Speaking as Americans celebrate the killing of terrorist leader Osama Bin Laden, Welch said the event is cause for pride and hopes it will be used as a rallying point as the country recovers from the financial crisis.
But he warned that policies aimed at jump-starting the economy are sowing the seeds for more trouble later.
"Free money in the hands of very smart people for too long is going to create something that's not very pleasant," Welch said. "I don't know what it exactly is. But every time we get free money to lots of people who are very, very smart and know how to use it you end up with a bubble or a problem that we don't quite see in front of us."
Policy makers responded to the collapse of the global financial system in 2008 with a combination of government stimulus and monetary easing that saw the Federal Reserve balance sheet expand by about $2.4 trillion and the budget deficit swell to about $1.5 trillion.

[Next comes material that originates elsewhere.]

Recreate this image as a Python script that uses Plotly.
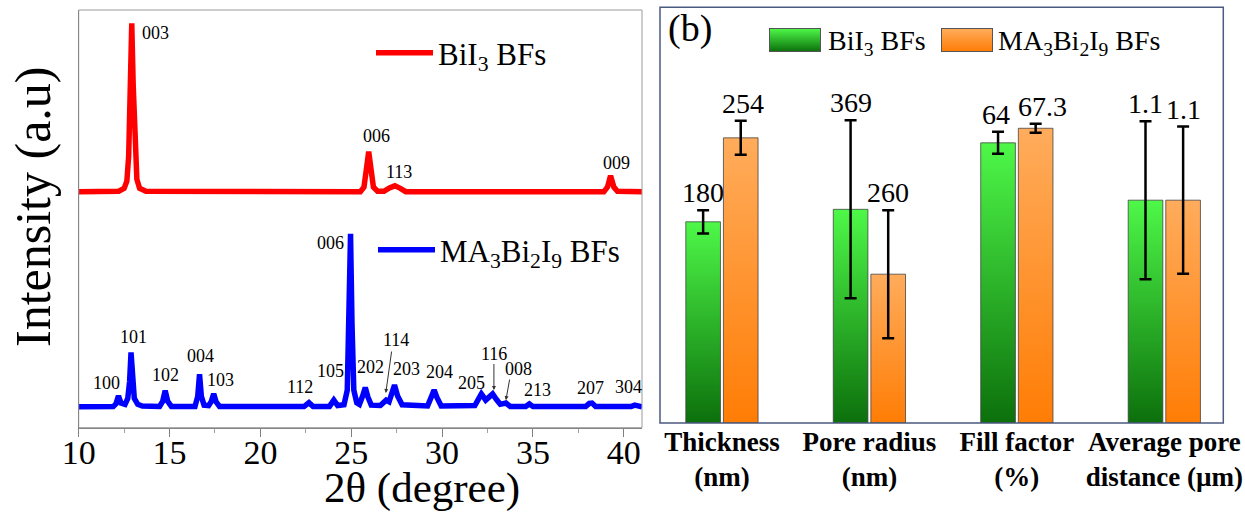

Though the economy has struggled to regain its footing, there are now worries that all that liquidity will create an inflation problem as the dollar has slid and commodity prices soared.
Welch said the real key to recovery will come from US companies that find ways to bring new products to market and help the economy grow organically and not through government intervention.
"People have found ways during this recession to do more with less, there's no question about that," he said. "Our job is to innovate, innovate, innovate in everything we are doing."